▶ _Data in this exercise_

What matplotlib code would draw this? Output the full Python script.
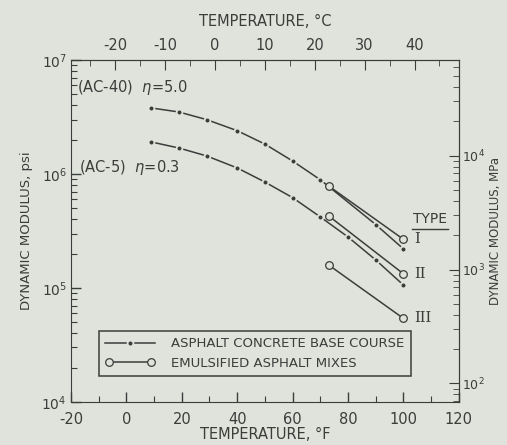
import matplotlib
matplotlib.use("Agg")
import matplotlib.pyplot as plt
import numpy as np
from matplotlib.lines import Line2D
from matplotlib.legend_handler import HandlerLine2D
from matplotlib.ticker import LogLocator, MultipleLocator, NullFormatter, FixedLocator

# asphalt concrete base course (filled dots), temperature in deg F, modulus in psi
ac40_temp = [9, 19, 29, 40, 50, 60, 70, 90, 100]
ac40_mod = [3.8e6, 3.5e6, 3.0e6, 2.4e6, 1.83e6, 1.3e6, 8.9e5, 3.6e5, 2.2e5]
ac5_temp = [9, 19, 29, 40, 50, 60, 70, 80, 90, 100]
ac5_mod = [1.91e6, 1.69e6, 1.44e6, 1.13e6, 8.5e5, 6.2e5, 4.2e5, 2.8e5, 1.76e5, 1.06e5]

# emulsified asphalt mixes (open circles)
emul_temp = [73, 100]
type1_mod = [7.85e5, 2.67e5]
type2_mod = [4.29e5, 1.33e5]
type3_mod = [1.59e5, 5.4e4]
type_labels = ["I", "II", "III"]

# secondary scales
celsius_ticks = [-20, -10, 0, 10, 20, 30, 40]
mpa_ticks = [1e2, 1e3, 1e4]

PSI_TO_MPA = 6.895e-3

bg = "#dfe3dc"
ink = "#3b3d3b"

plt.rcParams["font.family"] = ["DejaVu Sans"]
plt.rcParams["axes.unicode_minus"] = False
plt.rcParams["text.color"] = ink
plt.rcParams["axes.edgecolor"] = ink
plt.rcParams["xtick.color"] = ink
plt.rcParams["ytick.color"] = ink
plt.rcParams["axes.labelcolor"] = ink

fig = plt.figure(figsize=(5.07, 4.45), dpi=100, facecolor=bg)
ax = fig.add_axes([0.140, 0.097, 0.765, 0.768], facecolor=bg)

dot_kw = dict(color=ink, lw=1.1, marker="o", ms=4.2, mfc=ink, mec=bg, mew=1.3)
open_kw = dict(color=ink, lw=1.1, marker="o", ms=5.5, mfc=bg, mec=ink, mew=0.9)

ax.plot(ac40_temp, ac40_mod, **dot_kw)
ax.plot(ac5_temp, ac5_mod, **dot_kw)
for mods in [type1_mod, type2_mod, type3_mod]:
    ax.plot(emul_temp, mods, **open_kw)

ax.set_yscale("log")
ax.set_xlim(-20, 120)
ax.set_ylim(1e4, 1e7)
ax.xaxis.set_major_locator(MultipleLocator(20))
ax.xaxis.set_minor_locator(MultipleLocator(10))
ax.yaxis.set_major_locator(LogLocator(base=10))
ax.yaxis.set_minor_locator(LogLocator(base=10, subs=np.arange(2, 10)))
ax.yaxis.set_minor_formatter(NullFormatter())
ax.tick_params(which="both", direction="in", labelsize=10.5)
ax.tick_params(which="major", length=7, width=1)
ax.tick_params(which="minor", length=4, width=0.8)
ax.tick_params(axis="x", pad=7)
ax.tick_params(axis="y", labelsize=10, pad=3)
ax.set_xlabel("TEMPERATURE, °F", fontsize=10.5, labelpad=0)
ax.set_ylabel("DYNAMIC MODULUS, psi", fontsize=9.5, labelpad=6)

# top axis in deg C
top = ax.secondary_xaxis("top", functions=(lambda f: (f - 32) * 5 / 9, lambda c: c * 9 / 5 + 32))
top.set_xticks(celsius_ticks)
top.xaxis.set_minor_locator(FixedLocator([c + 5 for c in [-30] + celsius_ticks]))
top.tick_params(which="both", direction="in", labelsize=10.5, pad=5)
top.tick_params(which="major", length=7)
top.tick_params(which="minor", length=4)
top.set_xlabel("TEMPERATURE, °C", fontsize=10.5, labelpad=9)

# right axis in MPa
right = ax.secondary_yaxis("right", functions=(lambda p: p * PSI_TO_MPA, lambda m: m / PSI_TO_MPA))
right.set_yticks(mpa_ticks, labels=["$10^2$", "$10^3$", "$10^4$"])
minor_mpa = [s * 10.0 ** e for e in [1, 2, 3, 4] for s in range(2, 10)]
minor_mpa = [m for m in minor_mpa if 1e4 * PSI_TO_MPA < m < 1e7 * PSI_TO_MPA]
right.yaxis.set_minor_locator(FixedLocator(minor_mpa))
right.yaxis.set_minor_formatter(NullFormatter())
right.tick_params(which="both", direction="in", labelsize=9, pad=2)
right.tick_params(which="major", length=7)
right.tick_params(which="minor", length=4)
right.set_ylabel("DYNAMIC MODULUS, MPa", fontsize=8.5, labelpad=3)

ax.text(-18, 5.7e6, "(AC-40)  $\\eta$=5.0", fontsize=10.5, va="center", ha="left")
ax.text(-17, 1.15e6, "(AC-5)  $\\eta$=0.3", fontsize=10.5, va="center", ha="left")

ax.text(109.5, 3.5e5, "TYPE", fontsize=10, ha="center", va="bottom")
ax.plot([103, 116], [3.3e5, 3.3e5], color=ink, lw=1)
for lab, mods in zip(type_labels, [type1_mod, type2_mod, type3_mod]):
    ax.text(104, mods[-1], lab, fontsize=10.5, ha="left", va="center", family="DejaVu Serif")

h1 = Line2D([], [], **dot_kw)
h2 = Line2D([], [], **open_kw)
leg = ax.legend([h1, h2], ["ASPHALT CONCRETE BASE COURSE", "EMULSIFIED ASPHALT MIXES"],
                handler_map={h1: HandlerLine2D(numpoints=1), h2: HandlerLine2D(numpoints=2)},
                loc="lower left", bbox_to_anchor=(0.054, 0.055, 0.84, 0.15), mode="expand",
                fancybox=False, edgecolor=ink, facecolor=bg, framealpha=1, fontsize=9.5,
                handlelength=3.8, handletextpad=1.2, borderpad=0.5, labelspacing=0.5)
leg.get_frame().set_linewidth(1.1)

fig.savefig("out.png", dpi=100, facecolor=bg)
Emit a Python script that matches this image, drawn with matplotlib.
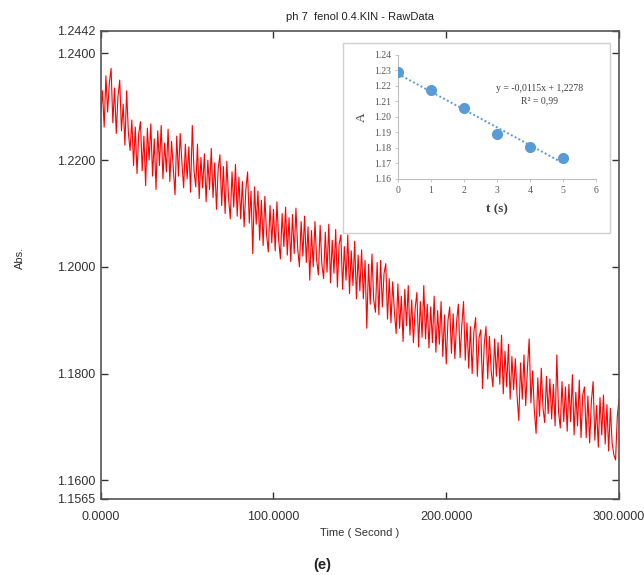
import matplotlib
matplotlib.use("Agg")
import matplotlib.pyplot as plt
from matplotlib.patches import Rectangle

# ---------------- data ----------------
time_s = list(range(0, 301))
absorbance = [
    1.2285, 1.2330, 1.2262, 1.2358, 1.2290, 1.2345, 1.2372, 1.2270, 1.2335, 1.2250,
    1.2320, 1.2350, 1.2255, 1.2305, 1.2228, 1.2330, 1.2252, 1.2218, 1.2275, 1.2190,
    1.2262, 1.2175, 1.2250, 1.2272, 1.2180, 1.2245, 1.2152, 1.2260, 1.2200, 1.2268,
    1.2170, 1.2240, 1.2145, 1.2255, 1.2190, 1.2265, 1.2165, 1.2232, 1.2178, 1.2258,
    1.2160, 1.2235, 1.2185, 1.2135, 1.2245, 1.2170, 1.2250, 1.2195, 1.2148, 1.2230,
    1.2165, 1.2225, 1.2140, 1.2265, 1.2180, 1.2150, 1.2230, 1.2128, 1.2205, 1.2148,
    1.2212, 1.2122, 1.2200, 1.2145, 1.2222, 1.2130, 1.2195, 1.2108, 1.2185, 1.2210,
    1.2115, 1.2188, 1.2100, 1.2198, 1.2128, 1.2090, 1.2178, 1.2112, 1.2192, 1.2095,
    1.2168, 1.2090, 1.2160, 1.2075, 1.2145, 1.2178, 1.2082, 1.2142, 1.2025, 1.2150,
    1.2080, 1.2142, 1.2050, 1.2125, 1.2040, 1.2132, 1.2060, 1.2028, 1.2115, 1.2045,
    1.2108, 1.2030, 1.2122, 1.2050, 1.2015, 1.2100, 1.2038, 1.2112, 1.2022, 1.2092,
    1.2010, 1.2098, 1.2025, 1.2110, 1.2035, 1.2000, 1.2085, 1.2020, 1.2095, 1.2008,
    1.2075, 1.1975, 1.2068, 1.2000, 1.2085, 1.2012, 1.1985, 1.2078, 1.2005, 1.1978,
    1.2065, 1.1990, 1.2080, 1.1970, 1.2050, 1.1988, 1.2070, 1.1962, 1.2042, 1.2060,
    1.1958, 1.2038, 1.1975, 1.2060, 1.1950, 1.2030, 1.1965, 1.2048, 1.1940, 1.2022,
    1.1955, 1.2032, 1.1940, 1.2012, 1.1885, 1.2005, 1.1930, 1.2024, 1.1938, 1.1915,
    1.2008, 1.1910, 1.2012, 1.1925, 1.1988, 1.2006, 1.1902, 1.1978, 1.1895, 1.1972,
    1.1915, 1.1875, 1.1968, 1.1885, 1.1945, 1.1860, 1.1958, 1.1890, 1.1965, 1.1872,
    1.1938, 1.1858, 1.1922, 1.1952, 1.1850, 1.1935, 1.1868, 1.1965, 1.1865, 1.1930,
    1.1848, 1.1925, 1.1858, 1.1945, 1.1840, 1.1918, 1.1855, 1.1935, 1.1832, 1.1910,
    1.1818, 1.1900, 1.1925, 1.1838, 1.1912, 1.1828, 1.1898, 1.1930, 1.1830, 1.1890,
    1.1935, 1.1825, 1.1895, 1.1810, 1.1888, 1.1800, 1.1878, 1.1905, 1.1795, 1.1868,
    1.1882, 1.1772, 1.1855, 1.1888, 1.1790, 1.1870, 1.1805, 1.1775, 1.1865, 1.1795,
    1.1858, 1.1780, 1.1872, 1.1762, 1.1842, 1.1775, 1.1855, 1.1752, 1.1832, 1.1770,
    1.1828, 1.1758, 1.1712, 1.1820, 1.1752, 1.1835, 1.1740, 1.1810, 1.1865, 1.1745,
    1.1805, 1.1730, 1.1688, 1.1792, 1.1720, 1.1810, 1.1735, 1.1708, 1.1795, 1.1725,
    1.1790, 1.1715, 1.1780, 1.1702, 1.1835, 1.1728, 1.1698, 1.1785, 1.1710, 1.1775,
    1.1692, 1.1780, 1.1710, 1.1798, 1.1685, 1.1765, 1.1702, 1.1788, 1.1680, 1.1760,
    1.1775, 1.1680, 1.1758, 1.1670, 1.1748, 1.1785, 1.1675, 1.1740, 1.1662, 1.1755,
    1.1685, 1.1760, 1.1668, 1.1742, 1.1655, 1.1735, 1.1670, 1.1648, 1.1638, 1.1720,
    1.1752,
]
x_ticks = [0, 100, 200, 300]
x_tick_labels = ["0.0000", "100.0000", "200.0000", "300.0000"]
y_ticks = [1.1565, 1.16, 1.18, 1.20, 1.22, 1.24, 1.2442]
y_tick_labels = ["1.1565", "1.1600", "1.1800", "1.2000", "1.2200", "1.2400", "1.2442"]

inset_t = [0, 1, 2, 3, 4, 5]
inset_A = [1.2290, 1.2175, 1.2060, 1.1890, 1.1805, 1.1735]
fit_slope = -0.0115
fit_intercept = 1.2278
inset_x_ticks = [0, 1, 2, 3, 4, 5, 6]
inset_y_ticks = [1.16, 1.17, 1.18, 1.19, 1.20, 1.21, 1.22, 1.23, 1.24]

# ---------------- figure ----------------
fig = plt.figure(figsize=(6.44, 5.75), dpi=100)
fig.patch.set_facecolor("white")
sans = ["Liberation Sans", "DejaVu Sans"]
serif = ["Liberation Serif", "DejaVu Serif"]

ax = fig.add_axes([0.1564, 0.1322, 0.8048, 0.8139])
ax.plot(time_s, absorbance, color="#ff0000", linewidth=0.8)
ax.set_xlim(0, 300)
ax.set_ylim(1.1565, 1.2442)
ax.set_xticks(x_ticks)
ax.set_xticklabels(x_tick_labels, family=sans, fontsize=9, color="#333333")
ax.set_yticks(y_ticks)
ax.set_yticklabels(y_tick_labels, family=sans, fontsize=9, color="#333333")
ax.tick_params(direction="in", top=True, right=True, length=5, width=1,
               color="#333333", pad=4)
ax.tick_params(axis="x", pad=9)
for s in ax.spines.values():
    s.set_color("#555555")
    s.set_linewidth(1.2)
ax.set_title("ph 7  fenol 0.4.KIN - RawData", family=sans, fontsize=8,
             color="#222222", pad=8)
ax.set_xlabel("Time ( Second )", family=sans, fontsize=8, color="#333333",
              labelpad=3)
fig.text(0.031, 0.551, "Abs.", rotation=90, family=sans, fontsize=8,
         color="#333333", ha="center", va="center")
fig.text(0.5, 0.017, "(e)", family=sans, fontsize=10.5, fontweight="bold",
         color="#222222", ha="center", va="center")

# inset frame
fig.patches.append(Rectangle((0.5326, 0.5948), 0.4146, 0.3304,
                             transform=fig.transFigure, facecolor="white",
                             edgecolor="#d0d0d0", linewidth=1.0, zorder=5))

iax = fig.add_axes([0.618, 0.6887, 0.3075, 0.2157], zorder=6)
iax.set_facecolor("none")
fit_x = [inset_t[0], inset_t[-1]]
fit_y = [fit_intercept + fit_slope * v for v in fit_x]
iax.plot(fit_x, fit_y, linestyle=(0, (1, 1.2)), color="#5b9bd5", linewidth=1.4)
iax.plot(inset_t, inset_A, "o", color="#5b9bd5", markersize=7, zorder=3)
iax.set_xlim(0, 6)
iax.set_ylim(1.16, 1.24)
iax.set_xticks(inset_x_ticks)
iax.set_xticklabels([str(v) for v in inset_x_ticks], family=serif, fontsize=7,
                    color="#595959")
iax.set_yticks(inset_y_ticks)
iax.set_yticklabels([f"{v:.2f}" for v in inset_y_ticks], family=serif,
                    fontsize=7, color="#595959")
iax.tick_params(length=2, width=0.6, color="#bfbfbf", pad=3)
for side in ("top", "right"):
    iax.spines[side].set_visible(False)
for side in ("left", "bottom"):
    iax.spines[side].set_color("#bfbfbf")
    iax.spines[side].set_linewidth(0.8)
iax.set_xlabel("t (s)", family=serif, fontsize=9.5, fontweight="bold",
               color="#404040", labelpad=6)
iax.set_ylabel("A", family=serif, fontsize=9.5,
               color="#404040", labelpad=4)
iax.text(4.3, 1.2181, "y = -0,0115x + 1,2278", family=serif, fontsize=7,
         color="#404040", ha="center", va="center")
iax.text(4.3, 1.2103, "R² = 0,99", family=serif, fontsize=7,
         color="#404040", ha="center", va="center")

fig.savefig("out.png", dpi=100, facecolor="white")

--

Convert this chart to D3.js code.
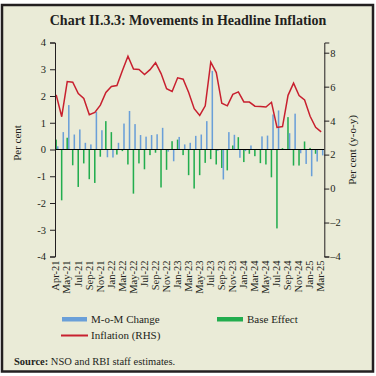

▶ _Instruction_
The first line to give again is the one with "Emit a Python", and the last is the one with "from matplotlib.patches import Rectangle". Repeat them and everything between exactly, minus the pictures.

▶ _Output of the task_
Emit a Python script that matches this image, drawn with matplotlib.
import matplotlib
matplotlib.use("Agg")
import matplotlib.pyplot as plt
from matplotlib.patches import Rectangle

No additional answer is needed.